Herrera Castillo, a 43-year-old mother of five, said crimes such as arson, extortion and kidnappings that have become common in the area worried her but added she wants to help her country.

"Everything is possible. Although Mexico is going through a crisis right now, there is a solution. With the support of the federal authorities and Mexico's President, we can all achieve this. Although we are women, we want Mexico to pull through, starting with our town, our people, our children," Castillo said.

"Now that we are taking on the job, we can carry out the job as well as a man," she said.

Nevertheless, in nearby communities such as El Millon and Venustiano Carranza in Juarez Valley, women don't want to take on policing jobs due to violent confrontations among rival drug gangs.

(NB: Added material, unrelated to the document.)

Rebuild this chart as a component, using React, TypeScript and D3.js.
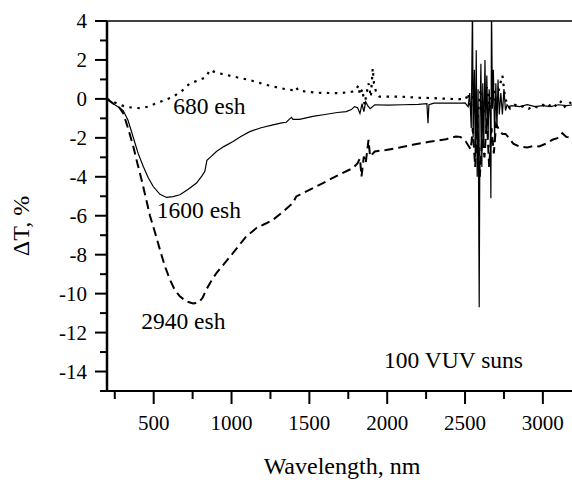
import React from "react";
import * as d3 from "d3";

// Wavelength (nm), ΔT (%)
const solid1600: [number, number][] = [
  [200, 0], [219, -0.14], [250, -0.3], [280, -0.45], [304, -0.6], [335, -1.1], [367, -1.93], [400, -2.8],
  [433, -3.47], [465, -4.05], [497, -4.5], [540, -4.9], [583, -5.06], [625, -5.02], [668, -4.92], [720, -4.65],
  [775, -4.32], [810, -3.95], [828, -3.73], [836, -3.4], [842, -3.15], [870, -2.95], [903, -2.7], [950, -2.45],
  [1010, -2.19], [1060, -1.93], [1117, -1.68], [1190, -1.48], [1266, -1.33], [1330, -1.22], [1352, -1.2],
  [1370, -1.05], [1385, -0.95], [1394, -1.05], [1437, -1.05], [1522, -0.9], [1600, -0.8], [1680, -0.7],
  [1737, -0.65], [1770, -0.55], [1790, -0.4], [1810, -0.45], [1825, -0.75], [1838, -0.25], [1850, -0.65],
  [1862, -0.15], [1875, -0.35], [1890, -0.5], [1920, -0.3], [2000, -0.32], [2100, -0.3], [2200, -0.28],
  [2255, -0.25], [2262, -1.25], [2268, -0.3], [2300, -0.22], [2400, -0.22], [2480, -0.22],
  [2500, -0.2], [2520, -0.4], [2530, 0.3], [2540, -1.5], [2548, 5], [2552, -2], [2560, 1.5], [2566, -3],
  [2572, 2.5], [2578, -4], [2584, 0.5], [2591, -10.7], [2596, -1], [2602, 1.8], [2608, -3.5], [2614, 0.8],
  [2620, -2.5], [2628, 2], [2634, -1.5], [2640, 1.2], [2648, -2], [2655, 0.5], [2662, -1], [2666, -5.1],
  [2670, 5], [2676, -0.5], [2682, 1.5], [2690, -2], [2698, 0.8], [2705, -1.5], [2712, 1], [2720, -0.8],
  [2730, 0.3], [2740, -0.8], [2750, 0.5], [2760, -0.6], [2770, -0.3], [2780, -0.4], [2800, -0.35],
  [2850, -0.4], [2900, -0.3], [2950, -0.4], [3000, -0.35], [3050, -0.4], [3100, -0.3], [3150, -0.35], [3200, -0.3],
];

const dotted680: [number, number][] = [
  [200, 0], [240, -0.15], [280, -0.3], [330, -0.42], [411, -0.48], [465, -0.4], [519, -0.22], [575, -0.05],
  [625, 0.12], [680, 0.4], [732, 0.8], [796, 0.97], [839, 1.14], [860, 1.49], [900, 1.35], [967, 1.23],
  [1040, 1.1], [1117, 0.97], [1224, 0.72], [1300, 0.58], [1373, 0.46], [1400, 0.45], [1415, 0.6], [1430, 0.42],
  [1544, 0.32], [1694, 0.29], [1780, 0.38], [1800, 0.46], [1815, 0.7], [1825, 0.2], [1840, 0.5], [1855, -0.3],
  [1870, 0.4], [1880, 0.8], [1895, 0.1], [1907, 1.57], [1915, 0.8], [1930, 0.3], [1950, 0.12], [2078, 0.12],
  [2200, 0.06], [2292, 0.04], [2400, 0.0], [2505, -0.02], [2520, 0.3], [2535, -0.5], [2560, 0.5], [2580, -1],
  [2600, 0.5], [2620, -0.8], [2640, 0.6], [2660, -0.5], [2680, 0.8], [2700, -0.4], [2720, 0.6], [2740, 1.2],
  [2755, 0.2], [2770, -0.3], [2790, -0.5], [2820, -0.3], [2850, -0.45], [2880, -0.35], [2910, -0.5],
  [2940, -0.35], [2970, -0.45], [3000, -0.3], [3030, -0.45], [3060, -0.2], [3090, -0.4], [3120, -0.1],
  [3140, -0.4], [3170, -0.15], [3200, -0.4],
];

const dashed2940: [number, number][] = [
  [200, 0], [250, -0.3], [280, -0.45], [304, -0.73], [335, -1.5], [369, -2.45], [395, -3.3], [422, -4.15],
  [450, -5.1], [476, -6.0], [510, -6.9], [540, -7.74], [570, -8.55], [604, -9.28], [635, -9.8], [668, -10.14],
  [710, -10.4], [753, -10.51], [790, -10.45], [815, -10.2], [838, -9.79], [870, -9.35], [903, -8.94],
  [960, -8.4], [1010, -7.91], [1050, -7.5], [1095, -7.06], [1160, -6.63], [1220, -6.4], [1266, -6.21],
  [1330, -5.8], [1394, -5.35], [1416, -5.01], [1520, -4.6], [1629, -4.15], [1700, -3.85], [1779, -3.56],
  [1810, -3.3], [1825, -3.05], [1835, -3.98], [1850, -2.96], [1862, -3.3], [1880, -2.1], [1890, -2.96],
  [1920, -2.7], [1993, -2.62], [2080, -2.5], [2163, -2.36], [2270, -2.2], [2378, -2.07], [2441, -1.93],
  [2470, -1.95], [2505, -2.19], [2537, -2.6], [2550, -1.5], [2565, -3.5], [2580, -1.2], [2595, -4],
  [2610, -2], [2625, -3], [2640, -1], [2655, -3.5], [2670, -1.5], [2685, -2.8], [2700, -1.3], [2720, -1.6],
  [2740, -1.8], [2760, -1.8], [2783, -2.02], [2810, -2.3], [2847, -2.44], [2900, -2.5], [2940, -2.42],
  [2976, -2.44], [3020, -2.3], [3061, -2.1], [3100, -2.0], [3125, -1.76], [3150, -1.95], [3200, -2.0],
];

const xMajorTicks = [500, 1000, 1500, 2000, 2500, 3000];
const xMinorTicks = [250, 750, 1250, 1750, 2250, 2750];
const yMajorTicks = [4, 2, 0, -2, -4, -6, -8, -10, -12, -14];
const yMinorTicks = [3, 1, -1, -3, -5, -7, -9, -11, -13, -15];

const annotations = [
  { text: "680 esh", wl: 625, v: -0.8 },
  { text: "1600 esh", wl: 520, v: -6.1 },
  { text: "2940 esh", wl: 420, v: -11.8 },
  { text: "100 VUV suns", wl: 1980, v: -13.8 },
];

const W = 572, H = 480;
const left = 107, right = 574, top = 21, bottom = 391;
const FONT = "Liberation Serif, DejaVu Serif, Times New Roman, serif";

export default function App() {
  const x = d3.scaleLinear().domain([200, 3200]).range([left, right]);
  const y = d3.scaleLinear().domain([-15, 4]).range([bottom, top]);
  const line = d3.line<[number, number]>().x((d) => x(d[0])).y((d) => y(d[1]));
  const txt = (size: number) => ({ fontFamily: FONT, fontSize: size });

  return (
    <svg width={W} height={H} style={{ position: "absolute", left: 0, top: 0, background: "#fff" }}>
      <defs>
        <clipPath id="plot">
          <rect x={left} y={top} width={right - left} height={bottom - top} />
        </clipPath>
      </defs>
      <g clipPath="url(#plot)" fill="none" stroke="#000">
        <path d={line(dotted680) || ""} strokeWidth={2.2} strokeDasharray="2.5,5.5" />
        <path d={line(dashed2940) || ""} strokeWidth={2} strokeDasharray="9,5" />
        <path d={line(solid1600) || ""} strokeWidth={1.2} />
      </g>
      <line x1={left} x2={W} y1={top} y2={top} stroke="#000" strokeWidth={1.5} />
      <line x1={left} x2={left} y1={top} y2={bottom} stroke="#000" strokeWidth={2.5} />
      <line x1={left - 6} x2={W} y1={bottom} y2={bottom} stroke="#000" strokeWidth={2} />
      {yMajorTicks.map((t) => (
        <g key={"ym" + t}>
          <line x1={left - 12} x2={left} y1={y(t)} y2={y(t)} stroke="#000" strokeWidth={2} />
          <text x={left - 20} y={y(t)} dy="0.35em" textAnchor="end" style={txt(21)}>
            {t}
          </text>
        </g>
      ))}
      {yMinorTicks.map((t) => (
        <line key={"yn" + t} x1={left - 7} x2={left} y1={y(t)} y2={y(t)} stroke="#000" strokeWidth={2} />
      ))}
      {xMajorTicks.map((t) => (
        <g key={"xm" + t}>
          <line x1={x(t)} x2={x(t)} y1={bottom} y2={bottom + 13} stroke="#000" strokeWidth={2} />
          <text x={x(t)} y={bottom + 39} textAnchor="middle" style={txt(21)}>
            {t}
          </text>
        </g>
      ))}
      {xMinorTicks.map((t) => (
        <line key={"xn" + t} x1={x(t)} x2={x(t)} y1={bottom} y2={bottom + 8} stroke="#000" strokeWidth={2} />
      ))}
      {annotations.map((a) => (
        <text key={a.text} x={x(a.wl)} y={y(a.v)} style={txt(23.5)}>
          {a.text}
        </text>
      ))}
      <text x={342} y={474} textAnchor="middle" style={txt(24)}>
        Wavelength, nm
      </text>
      <text
        transform={`translate(29, ${(top + bottom) / 2 + 20}) rotate(-90)`}
        textAnchor="middle"
        style={txt(24)}
      >
        ΔT, %
      </text>
    </svg>
  );
}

In October, Marisol Valles, who studies criminology in Ciudad Juarez, took charge of the police force in the neighboring municipality of Praxedis G. Guerrero near El Paso, Texas, just days before hitmen shot and killed a local official.

The area, known as Juarez Valley, has been sucked into the spiraling violence, rapidly becoming a no man's land where people are abandoning towns despite an army presence.

Drug violence has killed almost 7,000 people in and around Ciudad Juarez since early 2008, while more than 31,000 people have died across Mexico since President Felipe Calderon launched his crackdown on drug cartels in December 2006.

Calderon has pledged to reform Mexico's police and provide better salaries that are often as low as $300 a month.
He wants Congress to approve a plan to put municipal police control in the hands of the country's 32 state governments.